Собрание вышло не очень многолюдное, но очень дружное. Появление дяди делало излишней всякую агитацию.
Немедленно был выработан текст протеста и подписан всеми присутствующими. Их оказалось сорок четыре. Протест этот так и стал известен под именем «протеста сорока четырех».
Он был переписан во многих экземплярах и широко распространялся не только в Петербурге и Москве, он даже и в провинции.
Нельзя сказать, чтобы Ангелу Ивановичу удалось оградить меня от волнений, о чем он так заботился. Разве только я избежала давки и возможных толчков и ударов со стороны городовых.
Прошло несколько дней, и полиция стала перебирать участников «протеста сорока четырех».

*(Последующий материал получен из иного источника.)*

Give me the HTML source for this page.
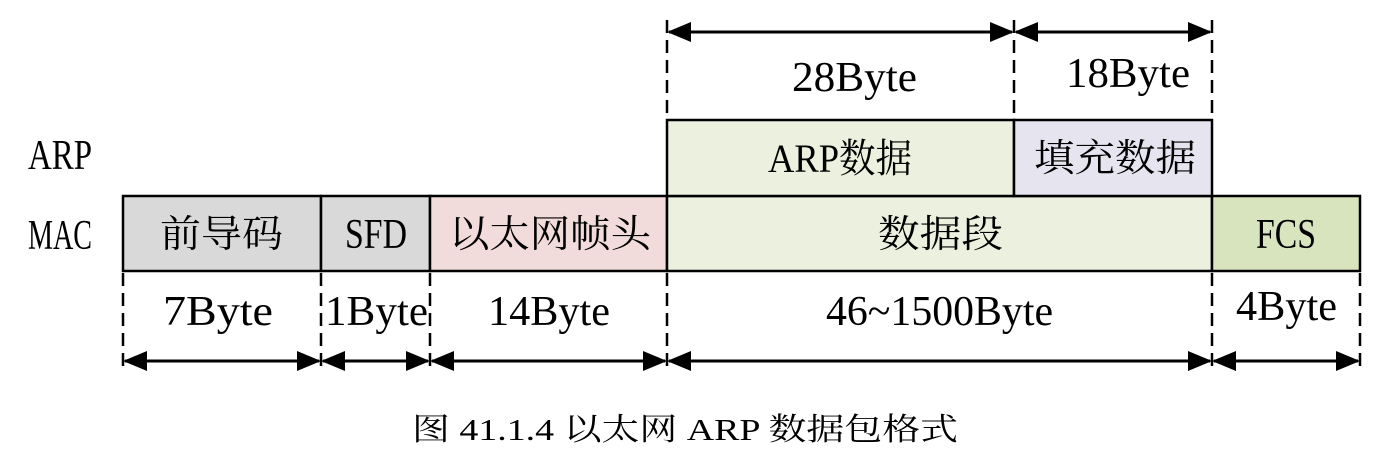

Ангел Иванович был одним из его инициаторов, и я не сомневалась, что это не пройдет для него без последствий.
Действительно, как-то вечером, когда я уже легла, а Ангел Иванович сидел еще у себя в кабинете за работой, ко мне вбежала наша перепуганная няня и трагическим шепотом сообщила:
— Барыня, у вас в квартире полиция. В кабинете двое, барина не выпускают. Что с нами будет?!
Я хорошо знала, что «с нами» ничего страшного не будет, но все-таки быстро оделась и пошла в кабинет. Там происходил обычный обыск. Ничего «преступного» найдено не было. Жандарм хотел было забрать нож для разрезания книг, сделанный в форме кинжала, определив его как «холодное оружие». Мне с некоторым трудом удалось убедить его, что такое «оружие» не представляет опасности не только для человека, но даже для мышонка. В конце концов, он согласился и оставил в покое разрезальный нож.
Когда обыск закончился, я была уверена, что тем дело и кончится, ведь никакой «крамолы» не обнаружили. Но я ошиблась: Ангелу Ивановичу предъявили ордер на личное задержание независимо от результатов обыска.
Не скрою, что это произвело на меня самое тягостное впечатление, тем более что нельзя было предвидеть, к чему приведет этот арест. Если к высылке, то вся жизнь Ангела Ивановича могла быть испорчена.
Но этого не случилось. Его продержали две недели в Петропавловской крепости и выпустили без всяких ограничений в правах.
Довольно оригинальные последствия имела демонстрация на Казанской площади для моего дяди. Казалось бы, с него было достаточно физических воздействий, каким он подвергся, а протеста он, как пострадавший, разумеется, не подписывал. Но начальство «признало за благо» выслать его из Петербурга и при том выслать в Куоккалу, в ту самую дачу, где мы жили летом.
Дядя смеялся, что в прежнее время людей высылали в их собственные поместья, но чтобы людей поселяли принудительно в чужие дома, с этим он сталкивается впервые.
Тем не менее, тете с дядей так и пришлось поселиться в Куоккале на даче П. В. Анненкова, которую мы из года в год нанимали летом.
В ближайшее лето у нас в Куоккале состоялся неожиданный и приятный визит известного исследователя Сибирской ссылки Жоржа Кенана. Он много лет не бывал в России и успел забыть русский язык. То есть понимал он и теперь легко, но говорить совсем не мог.
Положение наше оказалось довольно затруднительным. Тетя моя, хорошо знавшая английский язык, как назло уехала из Куоккалы на несколько дней. А ни дядя, ни Владимир Галактионович не знали ни слова по-английски. Я, правда, читала по-английски и даже переводила с английского, но практически я совершенно не знала английского языка и ни разу не встречалась ни с одним англичанином.
И все-таки, нельзя же было допустить, чтоб такой интересный человек, как Кенан, уехал от нас, не получив ответов на интересующие его вопросы.
И вот у нас началась любопытная беседа. Кенан говорил по-английски, я внимательно прислушивалась и, к собственному удивлению, все понимала. Это, вероятно, объяснялось тем, что Кенан был опытный лектор и привык говорить отчетливо, чтобы его понимала многочисленная, не всегда подготовленная, аудитория.